First up is The Book of Eli. Now, I'm not sure if this is a good or bad thing - or
neither - but while watching the film, I blindly assumed it was based on a graphic
novel. Everything about the film evoked that style - the monochromes, the era-bending sets and costumes, the stylized violence. I thought I eventually might pick
this particular comic up. Only it turned out not to be the case. That said, I'd have
to assume that the aesthetic was deliberate on the part of the Hughes Brothers,
whose previous feature film, From Hell, was adapted from Alan Moore's graphic
But while From Hell, for all its flaws, very
nicely illustrated its gothic setting, the Hughes' stylistic approach in The Book of
Eli seems more arbitrary. And I think I would have felt that way even if it had
turned out to be based on a graphic novel. (In much the same way I hated Zack
Snyder's 300, regardless of how much the tone and color palette may have
matched Frank Miller's comics.)
The problem is, the film seems to want to show us a sort of gritty reality, but the
sheer artifice of the style makes that impossible. Its veneer is too thick.
And speaking of thick, Gary Whitta's script certainly doesn't leave any room for
gentle strokes. In his tale about one man (Denzel Washington) trying to protect the
world's last remaining Bible from the bad guys (led by Gary Oldman), he's all too
up-front (and talkative) about his allegorical messages. Yes, it is a powerful tool
used to control the masses, for both better and worse.
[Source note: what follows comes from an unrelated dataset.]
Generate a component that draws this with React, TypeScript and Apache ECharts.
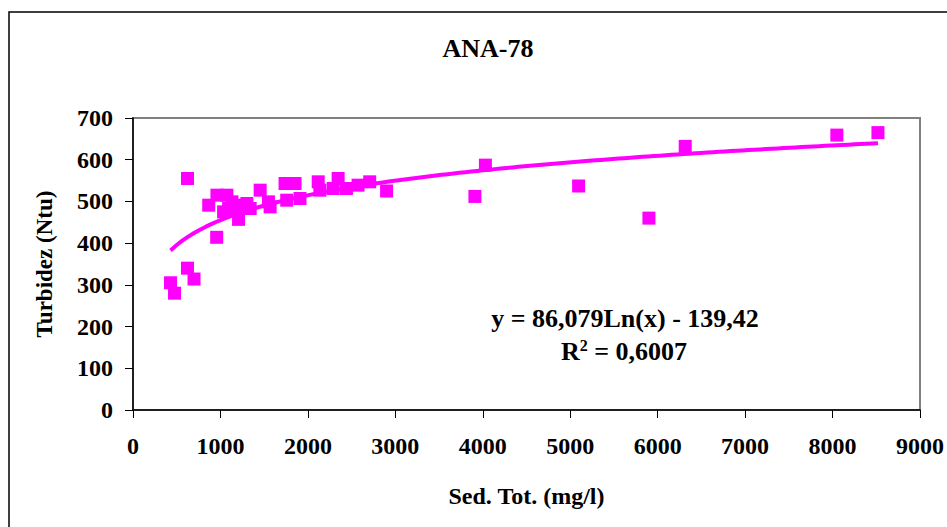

You only need to tell us
once. We get the point.
The Hughes Brothers don't allow logic get in the way, either. I especially enjoyed
how Washington and Mila Kunis are given cool designer shades to wear, while
everyone else is stuck with bulky old goggles. Hey, I guess they've gotta look like
movie stars, after all.
Director: Scott Stewart
Screenplay: Peter Schink and Scott Stewart
Starring: Paul Bettany, Lucas Black, Adrianne Palicki, Tyrese Gibson, Dennis
Quaid, Charles S. Dutton and Kevin Durand
Rated R / 1 hour, 40 minutes
(out of four)
The town where Legion takes place is called Paradise Falls. Since this is a movie
about archangels fighting for and against the fall of mankind, that moniker should
tell you all you need to know about the film's idea of subtly.
And here I thought The Book of Eli was too obvious.
The film takes place in a time when God has apparently lost faith in mankind, so he
sends his angels to kill them all. The archangel Michael (Paul Bettany) will have
none of it, however. He's even cut off his wings to prove how serious he is in
fighting God's plan of mass extermination.
Out in Paradise Falls, plop in the middle of the New
Mexico desert, a microcosmic cast of characters gets caught in the middle of this
war, with plague and pestilence coming at them from all sides and Michael as their
sole protector. Among these characters are a pregnant young woman, whose
unborn son has no (present) father, and a doting young man intent on caring for the
child (and the woman) himself. I'll let you figure out those parallels.
What Legion intends to do narratively could be an interesting experiment, as it
inverts and subverts the religious imagery with which we're so familiar. But its
attempts at any kind of allegorical or existential profundity are painted in such
broad strokes, the entire thing comes across as laughably absurd.